Financial advisers are rightly feeling concerned about the cost of the Sesame pension review.
Sesame has not operated as a network for advisers since July after agreeing to conduct a review of pension transfer advice in 2013. The review, which is likely to be completed next year, followed a hefty £6m fine by the Financial Conduct Authority for operating poor systems and controls.
Sesame would pay any compensation due; however, the company does have the right to claim costs from its former advisers. According to Money Marketing, former advisers are preparing their defence because the business they conducted had already been approved by Sesame.

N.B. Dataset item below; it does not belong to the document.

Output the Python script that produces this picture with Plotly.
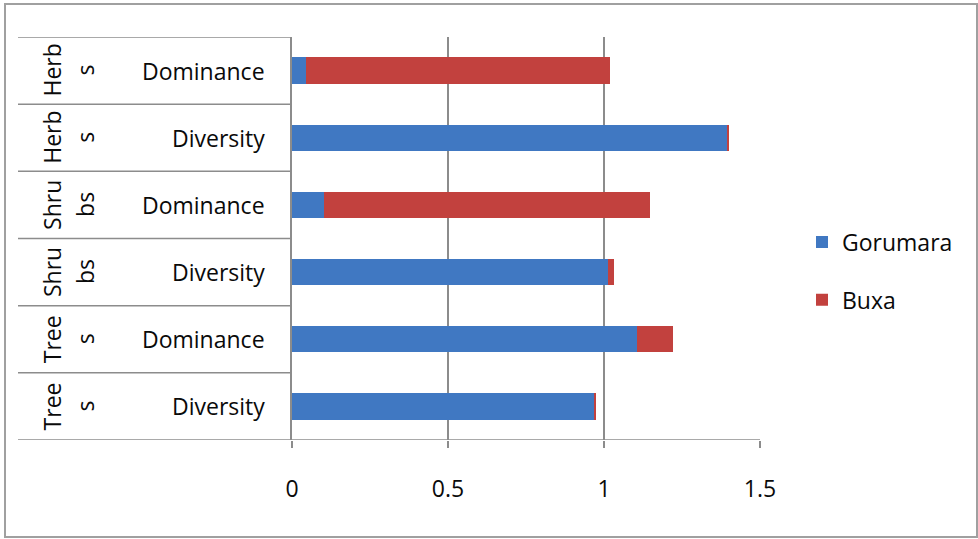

Worrying time for financial advisers
Advisers could have to pay out thousands of pounds relating to any cases they were involved with that were deemed to have resulted in ‘unsuitable recommendations’. Although advisers will have insurance, there is generally an excess per case and the professionals will have to pay out of their own wages or commission; for example, one adviser told FTAdviser that he could face a bill of around £20,000.
If advisers and their companies have to pay out in the Sesame case, this could have serious implications for the sector. Money that would otherwise have been invested in new staff, for example, could have to be put aside to pay Sesame. Some advisers may also have second thoughts about remaining in a business that could leave them out of pocket.
The Sesame claims will be closely followed by everyone in the financial sector. Financial advisers face a whole plethora of rules and regulations that govern how they should conduct business and what advice they can give. At times it must seem difficult to keep on top of the rulings to ensure that they do not face fines or fall foul of the Financial Conduct Authority.
Software can boost advisers’ productivity
One way to help is by offloading the back and front office tasks or by installing software to automate these areas of work. Using IFA software also frees up advisers’ time so that they can spend more time in front of their clients or chasing new leads.
This should help advisers be more profitable while staying within the law.